I live in a six-floor mid-rise building that was constructed in 1986. The construction is concrete but the finishings throughout the building are typical drywall and wood flooring installed originally by the developer.
We had an owner change their dishwasher in February and one of the fittings separated when they were away on vacation last week. By time we realized what was happening, half of the units from the first floor to the third floor experienced some water damage to their units.
The strata council has advised that we are responsible for the insurance claims in each of our units and that it’s up to us to sue the person who caused the damages. The council is concerned our insurance will increase. What’s the point of strata insurance if a claim cannot be filed for this damage?
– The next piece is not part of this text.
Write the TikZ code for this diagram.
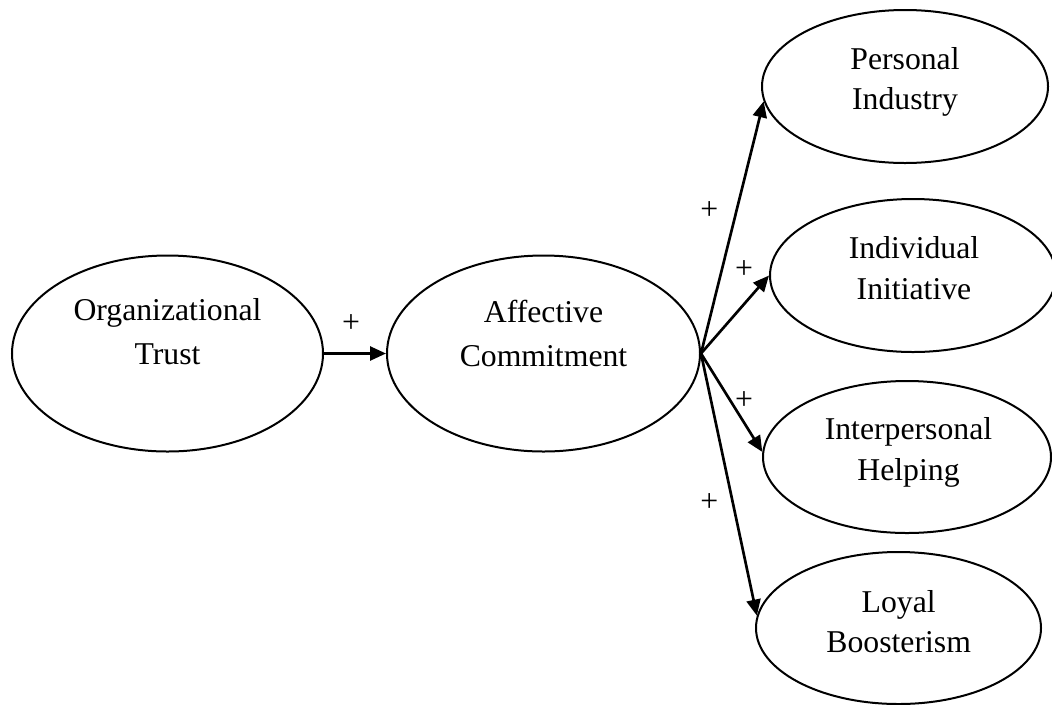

We pay almost $25,000 a year for our strata insurance and we’re not allowed to access the insurance? Our deductible is $10,000 and I would easily project that the total damages are going to exceed this cost once all of the floors and walls are repaired.
Who makes the decision on whether a claim is covered or not?
Jeff C., Vancouver
Dear Jeff: Even if you filed a claim on your homeowner’s policy, it is unlikely your insurer would cover the damages to your hardwood floors, drywall, cabinets and insulation in the walls because they are the insured common assets of the strata corporation which must be covered under the common policy of the strata corporation.
The Strata Property Act creates a specific definition for all of those building components that the strata must insure. They are called fixtures and, in addition to the structure of the building, they include items attached to a building, including floor and wall coverings and electrical and plumbing fixtures. The fixtures are the items that were built or installed on a strata lot by the ownerdeveloper as part of the original construction. These items must be insured by the strata corporation (except for a bare land strata) for their full replacement value against major perils, which includes water escape.
The act defines that the named insureds are the strata corporation, owners and tenants and persons who normally occupy the strata lots. The moment your insurance company was contacted – and it may be contacted by either the strata council or any owner – a claim was opened. Whether or not you proceed with the claim process is irrelevant. Your insurer is now aware of the damages and the risks and, depending on the circumstances, your future insurance could be affected in any case.
Strata council members need to also understand that if they deny a claim or the right of filing a claim and an owner is left with the damages and liabilities, the strata council may be subject to a lawsuit. Claims regarding under-insurance are generally not covered under director’s and officer’s liability insurance.
A routine series of events would include: a) the damage is caused; b) the cause is stopped (shut off the water, emergency services); c) contact is made with the insurance provider, which will send an adjuster; d) the claim is processed and repairs are executed; e) the strata corporation pays the deductible as a common expense; f) the strata council determines if it will recover the deductible from the strata lot, if the strata lot owner was responsible for loss or damage that gave rise to the claim.
There is a serious down side to not filing claims because the strata is not wanting the insurer to know about the damages. It is the insufficient restoration of the damages, especially water claims. Resultant mould, rot and pest infestations are often caused by water damage that is not properly addressed. A part of maintaining property correctly includes a thorough processing of insurance claims and restoration.